The extent of the abuse is never described beyond an ominous reference to physical beatings but the alternating cold and hostile reactions of the mother and brother are telling and as Haruko tries to browbeat them into seeing the old man she turns into an almost insufferable protagonist. Itabashi, with his script, bites off more than he can chew with the limited run-time as there is so much painful history dwelling beneath the surface for the characters that 25 minutes cannot tell everything. It bubbles up in some good acting but the road to forgiveness and the conclusion are a little too easy, the drama proving hollow.

Saaya’s Box   Hazure Kazoku no Saaya Film Poster

はずれ家族のサーヤ Hazure Kazoku no Sa-ya

Release Date: March 02nd, 2019

Duration: 30 mins.

Director:  Mikiko Okamoto

Writer: Mikiko Okamoto (Screenplay)

Starring: Naho Yokomizu, Mei Kurokawa, Sue Masukoshi, Taijirou Tamura, Yurito Mori,

Website

Saaya’s Box, written and directed by Mikiko Okamoto, follows a girl named Saaya (Naho Yokomizu) who comes from a patchwork family. Saaya lives with her grandmother while her mother, Mai (Mei Kurokawa), now lives with her new partner and their son Mitsuki. Saaya longs to be the centre of her mother’s attention, so when she meets a mysterious toy-seller with a magical box which makes things disappear, Saaya gets the chance to be the only child again…

Okamoto’s script is simple and her direction is effective with confident camerawork and staging catching the biggest of emotions in even the smallest of her actor’s movements so that a smile and a little gesture can mean a lot. Okamoto elicits great performances from experienced actress Mei Kurokawa and the two child actors, both cute as a button, with Naho Yokomizu really impressing and proving sympathetic.

Last Judgement / Saigo no Shinpan    Saigo no Shinpan Film Poster

最後の審判 Saigo no Shinpan

Release Date: March 02nd, 2019

Duration: 29 mins.

Director:  Shinya Kawakami

Writer: Shinya Kawakami (Screenplay)

Starring: Ren Sudo, Miru Nagase, Asuka Kurosawa, Kiyomi Aratani,

Website

Last Judgement by Shinya Kawakami is the best of the ndjc 2019 films. It burrows into the mind of a young man named Inaba (Ren Sudo) who has failed the Tokyo University of the Arts entrance exam five times and is jealous of a talented high schooler named Hatsune (Miru Nagase) who exhibits genius-tier artistic abilities. However, she helps him unlock his potential through a challenge to produce street art…

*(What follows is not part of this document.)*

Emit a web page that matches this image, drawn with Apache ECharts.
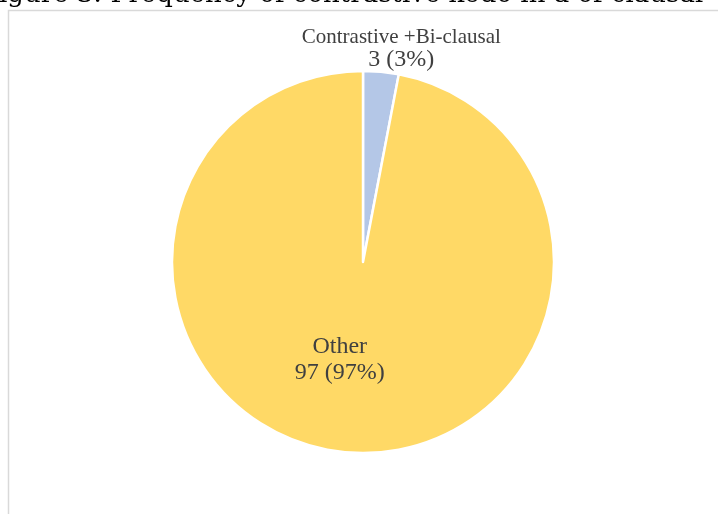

While the four other ndjc films are quiet and considered in story and effect, Kawakami aims high and unleashes 25-minute cinematic firework display of editing and audio techniques to take us into the world of Inaba and colour the screen with his emotions and the overblown sense of drama, thus giving a simple story a propulsive and all encompassing feel that lights up the cinema’s screen with meaning. From painting sessions scored by percussive jazz music to the talky moments full of rapid and witty dialogue, it’s held together by tight editing which ships in a deeper backstory through flashbacks showing Inaba’s family situation and the pressure he places on himself.

The lead performances of Ren Sudo and Miru Nagase are perfectly pitched at displaying their character’s abilities with passion and slightly cartoonish conflict, combining with all of the technical fireworks to make a film which will get audiences bouncing in their seats and grinning.